Since then, there have been plenty of opportunities for second-guessing. Hamill’s website has reminded everyone of what they knew all along – he’s really a conservative as a poet, even if he does oppose the war. His “chapbook” in fact reflects an establishmentarian poetics that wants more than anything to retain its role as just that. Others have suggested that attending the event & making a scene there might have generated even more media attention to the rapid arrival of a wide-spread & popular opposition to Bush’s war. I’m a skeptic on that one myself. I think that Hamill’s email took on a life of its own precisely because there is such widespread opposition.

But what concerns me is not the usual – & ultimately petty – divisions between traditions of poetry. I am experiencing emotions that I suspect many Germans must have felt in the late 1930s: my government is about to rain death onto the world in great quantity. The legitimate safety of the nation in which I live, one ostensible reason for this, can only be damaged by any invasion of Iraq. The other reasons for an invasion – ranging from the importance of upholding UN resolutions to Iraqi connections to al Qaeda – all fall into the categories of dubious to laughable. The history of the Soviet Union has demonstrated that containment works against far stronger foes than Saddam Hussein.

Which leaves only one plausible rationale for sending troops into Iraq: the liberation of the Iraqi people.
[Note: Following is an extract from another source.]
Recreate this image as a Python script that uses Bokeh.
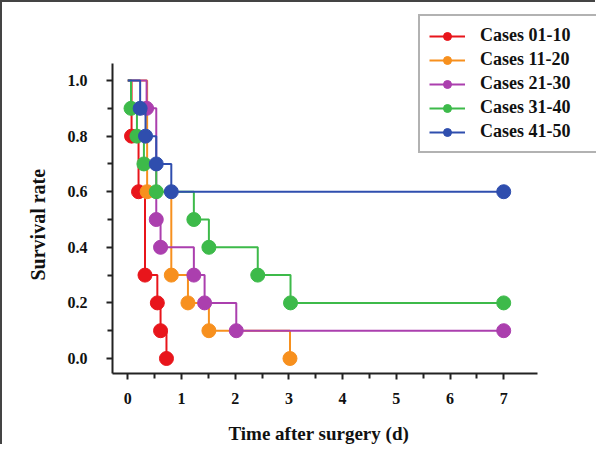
from bokeh.plotting import figure
from bokeh.models import Legend, LegendItem, FixedTicker, NumeralTickFormatter, Range1d, Title
from bokeh.embed import file_html
from bokeh.resources import INLINE

# ---- data ----
series_names = ["Cases 01-10", "Cases 11-20", "Cases 21-30", "Cases 31-40", "Cases 41-50"]
colors = ["#e8151b", "#f7901e", "#ab3fae", "#3dba4a", "#2f4eae"]

red_t = [0.0, 0.07, 0.20, 0.32, 0.55, 0.61, 0.72]
red_s = [1.0, 0.8, 0.6, 0.3, 0.2, 0.1, 0.0]

orange_t = [0.0, 0.36, 0.81, 1.12, 1.51, 3.02]
orange_s = [1.0, 0.6, 0.3, 0.2, 0.1, 0.0]

purple_t = [0.0, 0.35, 0.53, 0.61, 1.23, 1.43, 2.02, 7.0]
purple_s = [1.0, 0.9, 0.5, 0.4, 0.3, 0.2, 0.1, 0.1]

green_t = [0.0, 0.06, 0.17, 0.30, 0.53, 1.23, 1.51, 2.42, 3.03, 7.0]
green_s = [1.0, 0.9, 0.8, 0.7, 0.6, 0.5, 0.4, 0.3, 0.2, 0.2]

blue_t = [0.0, 0.23, 0.33, 0.53, 0.81, 7.0]
blue_s = [1.0, 0.9, 0.8, 0.7, 0.6, 0.6]

x_ticks = [0, 1, 2, 3, 4, 5, 6, 7]
x_minor = [0.5, 1.5, 2.5, 3.5, 4.5, 5.5, 6.5]
y_ticks = [0.0, 0.2, 0.4, 0.6, 0.8, 1.0]
y_minor = [0.1, 0.3, 0.5, 0.7, 0.9]

x_title = "Time after surgery (d)"
y_title = "Survival rate"

all_t = [red_t, orange_t, purple_t, green_t, blue_t]
all_s = [red_s, orange_s, purple_s, green_s, blue_s]

FONT = "Liberation Serif"

p = figure(width=595, height=444, output_backend="svg", toolbar_location=None,
           x_range=Range1d(-0.285, 8.728), y_range=Range1d(-0.054, 1.252),
           min_border_left=110, min_border_right=1, min_border_top=8, min_border_bottom=73)
p.styles = {"border-top": "2px solid #444", "border-left": "2px solid #444"}
p.outline_line_color = None
p.xgrid.visible = False
p.ygrid.visible = False

items = []
for name, c, t, s in zip(series_names, colors, all_t, all_s):
    ln = p.step(t, s, mode="after", line_color=c, line_width=2)
    sc = p.scatter(t[1:], s[1:], size=14, fill_color=c, line_color=c)
    items.append(LegendItem(label=name, renderers=[ln, sc]))

for ax in (p.xaxis[0], p.yaxis[0]):
    ax.axis_line_width = 2
    ax.axis_line_color = "#222"
    ax.major_tick_line_color = "#222"
    ax.minor_tick_line_color = "#222"
    ax.major_tick_line_width = 2
    ax.minor_tick_line_width = 2
    ax.major_tick_in = 0
    ax.minor_tick_in = 0
    ax.major_tick_out = 6
    ax.minor_tick_out = 5
    ax.major_label_text_font = FONT
    ax.major_label_text_font_style = "bold"
    ax.major_label_text_font_size = "16px"
    ax.major_label_text_color = "#111"

p.xaxis.ticker = FixedTicker(ticks=x_ticks, minor_ticks=x_minor)
p.yaxis.ticker = FixedTicker(ticks=y_ticks, minor_ticks=y_minor)
p.xaxis.bounds = (-0.285, 7.63)
p.yaxis.bounds = (-0.054, 1.061)
p.yaxis.formatter = NumeralTickFormatter(format="0.0")
p.xaxis.major_label_standoff = 13
p.yaxis.major_label_standoff = 19
# small blank spacer under the x tick labels
p.xaxis.axis_label = " "
p.xaxis.axis_label_text_font_size = "6px"
p.xaxis.axis_label_standoff = 4

# axis titles, offset so they are centred on the drawn axes rather than the frame
xt = Title(text=x_title, align="left", offset=116, vertical_align="bottom",
           text_font=FONT, text_font_style="bold", text_font_size="19px",
           text_color="#111", standoff=2)
p.add_layout(xt, "below")
yt = Title(text=y_title, align="left", offset=93, vertical_align="bottom",
           text_font=FONT, text_font_style="bold", text_font_size="20px",
           text_color="#111", standoff=32)
p.add_layout(yt, "left")

legend = Legend(items=items, location=(306, 220))
legend.label_text_font = FONT
legend.label_text_font_style = "bold"
legend.label_text_font_size = "18px"
legend.label_text_color = "#111"
legend.glyph_width = 36
legend.label_width = 112
legend.label_standoff = 15
legend.spacing = 3
legend.padding = 9
legend.margin = 0
legend.border_line_color = "#666"
legend.border_line_width = 2
legend.background_fill_color = "white"
legend.background_fill_alpha = 1.0
p.add_layout(legend, "center")

open("out.html", "w").write(file_html(p, INLINE))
I’m certainly sympathetic to that argument & can understand why left intellectuals from Ellen Willis to Salman Rushdie could be persuaded of the need for force to oust a genuinely barbaric dictator. But I have two problems with this argument itself – first is a rather long list of other nations that would, by logic, then force us to engage. Hussein may be the worst of a bad lot, but he is hardly alone. The second is that, from an Iraqi perspective, the last nation on earth I would to become an involuntary protectorate of would be the United States.

Far from “helping to spread democracy” to other Middle-Eastern states, the Bush strategy is a recipe for long-term destabilization of an entire region, stretching from sub-Saharan Africa and extending to the western provinces of China & the Philippine  archipelago. And, as should be apparent to anyone in the post-September 11th world, destabilization abroad can have profound consequences at home as well. Any attempt to stretch our military dominance over such a vast terrain – one that includes or touches at least four nuclear states – would require a transformation of the American economy toward a fortress America prepared for permanent conflict. It is no accident that no nation in history has been able to sustain an empire – the costs far outweigh any riches reaped.

What can be done to halt this disaster before it occurs? Short of a massive general strike in the United States, virtually nothing. The present regime has already demonstrated that it will not listen to the majority – that isn’t how it got into office, nor an impulse it has had even for one day since taking power. Further, it has subsequently consolidated power in all three branches of federal government.

Poets need to continue to speak out, to demonstrate to the world the absolute lack of consensus the actions of this regime have, to point to the hypocrisies & to call attention to all of the various new threats on democracy and justice that emanate from the axis of evil situated between Crawford, Texas, and the White House. But nobody, poets most of all, should be deluded into thinking that this by itself constitutes effective action.

The problem that poets have is one that we share with all progressives – the forces who promote this conflict have dramatically reorganized & transformed themselves since the 1960s. Progressives continue to use the same tools that took so very long to work four decades ago that millions died needlessly. Unless & until we can transform that imbalance, more to the American Voice than just poetry will continue to go unheard.